The layout of a kitchen determines how it actually functions — not the cabinets, not the countertops, not the appliances. A beautiful kitchen with a poor layout will frustrate you every day. A well-designed layout with modest finishes will feel better to use than most kitchens you've ever been in. When planning a remodel, layout decisions should come before material selections. Here's how each major kitchen layout performs in practice.
The Galley Kitchen
A galley kitchen runs along two parallel walls with a corridor between them. It's the most efficient layout in terms of cooking workflow — everything is within a few steps, and the work triangle between sink, stove, and refrigerator is tight and logical. Professional kitchens are often galley-style for exactly this reason.
The downside is social. A galley doesn't accommodate multiple cooks well, and it keeps the kitchen separate from adjacent living spaces. In OC homes where open living and kitchen integration are expected, a pure galley can feel dated.
Best for: Narrower homes, smaller footprints, single cooks who prioritize function over social openness.
The L-Shape Kitchen
An L-shape kitchen runs along two adjacent walls meeting at a corner. It opens up one or two sides of the kitchen to the rest of the space, which makes it feel more connected to dining and living areas. It handles the work triangle well without feeling closed off.
The corner itself is the challenge. Blind corner cabinets waste storage and create accessibility issues unless you invest in pull-out solutions. Budget for good corner hardware if you go this direction.
Best for: Most mid-size OC kitchens. Flexible, social, and handles layout constraints well. The most common configuration in Southern California homes.
The U-Shape Kitchen
A U-shape kitchen runs along three walls, creating a horseshoe of counter and cabinet space. It maximizes storage and counter surface, keeps the workspace contained, and keeps foot traffic out of the cooking zone.
The challenge is that it requires significant square footage. A U-shape in a small kitchen feels cramped and blocks natural traffic flow. In a properly sized space — typically 12 feet or more in both directions — it's one of the most functional layouts available.

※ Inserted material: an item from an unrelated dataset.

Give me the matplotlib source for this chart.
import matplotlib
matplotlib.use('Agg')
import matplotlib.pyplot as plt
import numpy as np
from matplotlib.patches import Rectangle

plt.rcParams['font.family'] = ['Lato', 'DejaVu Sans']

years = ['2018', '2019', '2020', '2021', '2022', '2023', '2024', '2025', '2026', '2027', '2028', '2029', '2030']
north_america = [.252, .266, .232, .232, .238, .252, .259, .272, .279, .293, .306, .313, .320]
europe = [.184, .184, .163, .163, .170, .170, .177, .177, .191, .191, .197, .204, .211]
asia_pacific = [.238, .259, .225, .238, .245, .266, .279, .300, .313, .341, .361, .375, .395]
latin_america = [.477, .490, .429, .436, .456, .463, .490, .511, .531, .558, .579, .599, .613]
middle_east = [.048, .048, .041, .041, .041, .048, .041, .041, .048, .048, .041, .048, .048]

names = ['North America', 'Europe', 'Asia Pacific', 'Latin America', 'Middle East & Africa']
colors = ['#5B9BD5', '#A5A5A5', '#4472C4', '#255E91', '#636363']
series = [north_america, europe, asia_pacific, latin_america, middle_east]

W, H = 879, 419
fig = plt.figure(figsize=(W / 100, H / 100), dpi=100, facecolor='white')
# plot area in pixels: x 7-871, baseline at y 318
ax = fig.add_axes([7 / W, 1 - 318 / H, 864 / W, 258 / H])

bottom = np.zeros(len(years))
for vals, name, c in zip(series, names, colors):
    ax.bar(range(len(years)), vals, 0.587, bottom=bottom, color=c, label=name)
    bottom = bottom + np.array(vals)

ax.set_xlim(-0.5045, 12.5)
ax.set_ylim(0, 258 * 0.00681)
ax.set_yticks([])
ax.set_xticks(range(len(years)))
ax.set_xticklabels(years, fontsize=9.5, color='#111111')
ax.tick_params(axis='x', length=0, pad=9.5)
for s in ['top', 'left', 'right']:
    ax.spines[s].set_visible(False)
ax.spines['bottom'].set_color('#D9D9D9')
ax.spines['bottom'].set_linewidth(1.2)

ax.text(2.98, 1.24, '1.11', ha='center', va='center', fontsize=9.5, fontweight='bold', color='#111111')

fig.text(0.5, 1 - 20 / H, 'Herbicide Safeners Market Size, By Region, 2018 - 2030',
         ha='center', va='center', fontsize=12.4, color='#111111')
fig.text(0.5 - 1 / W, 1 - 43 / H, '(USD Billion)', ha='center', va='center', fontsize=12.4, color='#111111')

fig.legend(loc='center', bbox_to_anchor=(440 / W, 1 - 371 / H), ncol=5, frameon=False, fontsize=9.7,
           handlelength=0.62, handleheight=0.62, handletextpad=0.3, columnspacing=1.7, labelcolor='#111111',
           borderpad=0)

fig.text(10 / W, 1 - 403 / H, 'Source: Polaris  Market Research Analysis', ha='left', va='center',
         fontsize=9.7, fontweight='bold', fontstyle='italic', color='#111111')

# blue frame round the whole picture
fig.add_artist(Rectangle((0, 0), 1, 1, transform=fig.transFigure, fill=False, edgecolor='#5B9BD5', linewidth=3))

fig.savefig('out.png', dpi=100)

Best for: Larger kitchens where cooking is a priority. Families who cook seriously and want maximum counter space and storage.
The Island Kitchen
An island kitchen typically pairs an L-shape or U-shape perimeter with a freestanding island in the center. The island adds counter space, creates a social gathering point, and provides a natural boundary between kitchen and living areas without closing them off from each other.

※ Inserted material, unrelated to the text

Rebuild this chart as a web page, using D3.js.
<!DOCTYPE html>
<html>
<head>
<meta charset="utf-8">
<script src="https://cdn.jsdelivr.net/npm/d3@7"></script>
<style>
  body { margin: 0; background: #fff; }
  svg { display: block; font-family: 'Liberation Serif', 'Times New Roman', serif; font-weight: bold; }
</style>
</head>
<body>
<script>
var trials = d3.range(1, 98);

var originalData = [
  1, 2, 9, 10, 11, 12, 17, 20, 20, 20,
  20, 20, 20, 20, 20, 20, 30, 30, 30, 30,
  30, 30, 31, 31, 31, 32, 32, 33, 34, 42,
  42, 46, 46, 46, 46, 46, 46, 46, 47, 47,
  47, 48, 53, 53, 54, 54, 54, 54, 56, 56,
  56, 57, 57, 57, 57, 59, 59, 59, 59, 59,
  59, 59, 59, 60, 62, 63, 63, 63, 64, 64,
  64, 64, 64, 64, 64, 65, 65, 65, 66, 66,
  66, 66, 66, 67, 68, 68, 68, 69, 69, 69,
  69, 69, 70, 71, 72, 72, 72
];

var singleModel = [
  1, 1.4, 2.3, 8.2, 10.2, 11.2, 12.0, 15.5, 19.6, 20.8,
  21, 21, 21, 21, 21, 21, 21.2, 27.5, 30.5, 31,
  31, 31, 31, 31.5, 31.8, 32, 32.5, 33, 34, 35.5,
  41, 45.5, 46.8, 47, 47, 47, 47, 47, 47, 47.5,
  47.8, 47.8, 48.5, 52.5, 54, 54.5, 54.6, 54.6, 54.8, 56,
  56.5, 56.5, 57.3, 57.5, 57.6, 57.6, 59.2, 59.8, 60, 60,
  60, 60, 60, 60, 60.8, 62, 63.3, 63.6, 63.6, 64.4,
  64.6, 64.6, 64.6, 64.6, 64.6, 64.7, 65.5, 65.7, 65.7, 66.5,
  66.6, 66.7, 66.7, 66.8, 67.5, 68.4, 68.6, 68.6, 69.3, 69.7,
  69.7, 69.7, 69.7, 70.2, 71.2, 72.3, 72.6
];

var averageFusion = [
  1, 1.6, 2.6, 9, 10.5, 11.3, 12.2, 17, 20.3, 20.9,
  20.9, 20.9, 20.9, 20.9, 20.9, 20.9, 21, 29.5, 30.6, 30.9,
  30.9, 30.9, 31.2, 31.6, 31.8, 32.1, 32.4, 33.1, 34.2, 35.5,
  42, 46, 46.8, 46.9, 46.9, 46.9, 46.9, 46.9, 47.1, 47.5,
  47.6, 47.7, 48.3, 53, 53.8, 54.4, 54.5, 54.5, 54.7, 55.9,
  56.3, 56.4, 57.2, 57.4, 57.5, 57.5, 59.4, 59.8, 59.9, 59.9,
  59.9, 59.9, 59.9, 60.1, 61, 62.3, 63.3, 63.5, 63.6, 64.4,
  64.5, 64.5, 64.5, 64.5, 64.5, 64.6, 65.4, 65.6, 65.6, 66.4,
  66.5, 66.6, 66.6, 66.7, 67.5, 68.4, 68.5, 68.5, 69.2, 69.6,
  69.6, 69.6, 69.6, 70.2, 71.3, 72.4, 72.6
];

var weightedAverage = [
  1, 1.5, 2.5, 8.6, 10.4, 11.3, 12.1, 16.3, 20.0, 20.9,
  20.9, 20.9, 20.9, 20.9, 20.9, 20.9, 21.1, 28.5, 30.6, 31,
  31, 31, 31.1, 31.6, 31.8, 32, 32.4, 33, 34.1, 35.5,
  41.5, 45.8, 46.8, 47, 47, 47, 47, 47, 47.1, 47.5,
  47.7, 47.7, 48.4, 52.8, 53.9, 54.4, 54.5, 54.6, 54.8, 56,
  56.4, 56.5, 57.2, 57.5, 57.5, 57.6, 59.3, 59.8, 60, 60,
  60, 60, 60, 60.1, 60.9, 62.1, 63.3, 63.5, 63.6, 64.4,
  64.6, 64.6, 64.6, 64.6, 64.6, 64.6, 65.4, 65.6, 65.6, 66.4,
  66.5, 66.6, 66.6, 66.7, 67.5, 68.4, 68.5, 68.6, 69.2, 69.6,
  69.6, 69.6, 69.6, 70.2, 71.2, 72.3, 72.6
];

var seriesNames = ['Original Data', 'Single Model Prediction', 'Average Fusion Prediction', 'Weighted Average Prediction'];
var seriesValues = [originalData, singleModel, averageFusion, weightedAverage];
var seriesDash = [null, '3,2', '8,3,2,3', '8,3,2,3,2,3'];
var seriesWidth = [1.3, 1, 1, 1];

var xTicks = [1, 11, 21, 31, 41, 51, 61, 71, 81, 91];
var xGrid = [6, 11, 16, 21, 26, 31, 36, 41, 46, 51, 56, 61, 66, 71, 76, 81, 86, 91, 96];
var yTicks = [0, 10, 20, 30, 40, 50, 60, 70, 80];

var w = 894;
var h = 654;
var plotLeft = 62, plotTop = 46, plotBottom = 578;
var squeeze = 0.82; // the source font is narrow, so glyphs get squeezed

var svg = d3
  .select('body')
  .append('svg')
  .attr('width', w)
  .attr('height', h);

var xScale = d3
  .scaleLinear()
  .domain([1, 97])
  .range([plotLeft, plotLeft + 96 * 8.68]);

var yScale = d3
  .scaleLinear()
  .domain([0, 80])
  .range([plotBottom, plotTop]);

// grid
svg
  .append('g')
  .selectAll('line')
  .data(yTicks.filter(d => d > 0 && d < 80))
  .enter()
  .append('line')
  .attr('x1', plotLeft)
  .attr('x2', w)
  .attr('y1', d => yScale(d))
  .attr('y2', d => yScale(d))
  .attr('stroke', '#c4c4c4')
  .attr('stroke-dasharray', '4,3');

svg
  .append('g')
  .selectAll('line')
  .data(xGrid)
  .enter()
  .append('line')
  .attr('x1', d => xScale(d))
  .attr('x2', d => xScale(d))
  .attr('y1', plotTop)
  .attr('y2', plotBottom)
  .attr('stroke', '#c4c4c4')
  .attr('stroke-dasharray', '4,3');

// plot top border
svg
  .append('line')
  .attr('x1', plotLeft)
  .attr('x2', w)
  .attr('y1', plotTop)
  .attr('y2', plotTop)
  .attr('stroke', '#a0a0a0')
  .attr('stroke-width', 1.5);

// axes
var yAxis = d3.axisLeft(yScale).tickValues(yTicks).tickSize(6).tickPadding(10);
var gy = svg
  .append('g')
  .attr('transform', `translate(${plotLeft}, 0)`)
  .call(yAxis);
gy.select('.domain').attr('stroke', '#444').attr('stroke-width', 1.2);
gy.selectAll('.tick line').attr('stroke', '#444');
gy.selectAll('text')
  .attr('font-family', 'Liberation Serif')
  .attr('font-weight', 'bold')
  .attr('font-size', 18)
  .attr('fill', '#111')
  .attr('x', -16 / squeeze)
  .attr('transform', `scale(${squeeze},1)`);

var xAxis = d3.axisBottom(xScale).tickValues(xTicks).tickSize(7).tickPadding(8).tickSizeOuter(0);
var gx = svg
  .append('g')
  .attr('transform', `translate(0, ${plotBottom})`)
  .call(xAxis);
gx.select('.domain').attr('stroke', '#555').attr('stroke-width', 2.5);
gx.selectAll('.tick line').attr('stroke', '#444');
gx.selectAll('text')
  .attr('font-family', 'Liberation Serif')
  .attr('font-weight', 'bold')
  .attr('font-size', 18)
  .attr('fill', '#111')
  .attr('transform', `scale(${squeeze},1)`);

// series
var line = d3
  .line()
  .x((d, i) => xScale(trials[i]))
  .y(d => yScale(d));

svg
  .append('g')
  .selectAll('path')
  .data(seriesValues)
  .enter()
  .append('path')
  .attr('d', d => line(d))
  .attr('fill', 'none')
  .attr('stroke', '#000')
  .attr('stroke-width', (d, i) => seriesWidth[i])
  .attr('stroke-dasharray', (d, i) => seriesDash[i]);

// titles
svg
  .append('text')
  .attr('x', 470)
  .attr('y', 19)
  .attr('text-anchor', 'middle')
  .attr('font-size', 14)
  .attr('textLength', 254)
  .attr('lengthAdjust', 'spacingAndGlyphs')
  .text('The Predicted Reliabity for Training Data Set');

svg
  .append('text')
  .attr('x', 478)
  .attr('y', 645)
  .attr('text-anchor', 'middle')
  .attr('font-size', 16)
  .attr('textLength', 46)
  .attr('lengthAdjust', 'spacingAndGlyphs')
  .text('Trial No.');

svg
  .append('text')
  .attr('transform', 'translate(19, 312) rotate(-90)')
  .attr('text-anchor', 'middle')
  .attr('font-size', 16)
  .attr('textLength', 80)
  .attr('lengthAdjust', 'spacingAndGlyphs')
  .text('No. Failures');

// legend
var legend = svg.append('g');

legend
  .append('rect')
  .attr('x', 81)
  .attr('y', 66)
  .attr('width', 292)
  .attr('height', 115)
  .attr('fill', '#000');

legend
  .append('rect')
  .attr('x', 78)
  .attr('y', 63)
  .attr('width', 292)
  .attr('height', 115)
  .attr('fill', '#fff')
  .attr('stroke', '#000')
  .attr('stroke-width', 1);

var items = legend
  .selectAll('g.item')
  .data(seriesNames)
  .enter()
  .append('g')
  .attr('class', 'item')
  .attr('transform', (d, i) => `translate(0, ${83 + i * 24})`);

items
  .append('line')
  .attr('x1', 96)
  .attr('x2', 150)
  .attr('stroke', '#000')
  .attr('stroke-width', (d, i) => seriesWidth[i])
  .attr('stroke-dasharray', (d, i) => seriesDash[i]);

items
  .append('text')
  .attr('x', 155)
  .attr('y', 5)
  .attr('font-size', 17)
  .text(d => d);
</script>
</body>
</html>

Islands require adequate clearance on all sides — typically 42 inches for single-cook clearance, 48 inches if two people cook simultaneously. An island in a kitchen that's too small creates a traffic jam, not a feature. Many homeowners overestimate how much space they have for an island. Walk your kitchen with a tape measure before committing.
Islands also come with questions about seating, storage, and utilities. A sink or cooktop in the island requires additional plumbing or venting runs. Seating on one or two sides requires overhang and careful height decisions. These are solvable but add cost and planning complexity.
Best for: Open-plan homes with adequate square footage. Families who entertain and want the kitchen as the social center of the home. The dominant choice in OC remodels for the past decade — for good reason.
The One Wall Kitchen
A one-wall kitchen stacks everything along a single wall. It's space-efficient in very small homes or studios, and it leaves the rest of the room completely open. The tradeoff is counter space and the collapse of the work triangle into a single line.
Best for: Small condos, studios, or secondary kitchens (like a pool house or ADU). Not typically appropriate as the primary kitchen in a full-size OC home.
The Question Most Homeowners Skip
Most homeowners walk into a kitchen remodel thinking about cabinet color and countertop material before they've answered the layout question. Layout decisions — where the sink goes, whether there's an island, how traffic flows between the kitchen and dining room — are where the real value is created or lost. These decisions are also where changes get expensive once construction starts. Get them right in the planning phase.
If you're not sure which layout is right for your space, the fastest way to find out is to bring in a contractor or designer for a walkthrough before you've committed to anything. A conversation about your habits, your household, and your space will tell you more than any magazine or Pinterest board.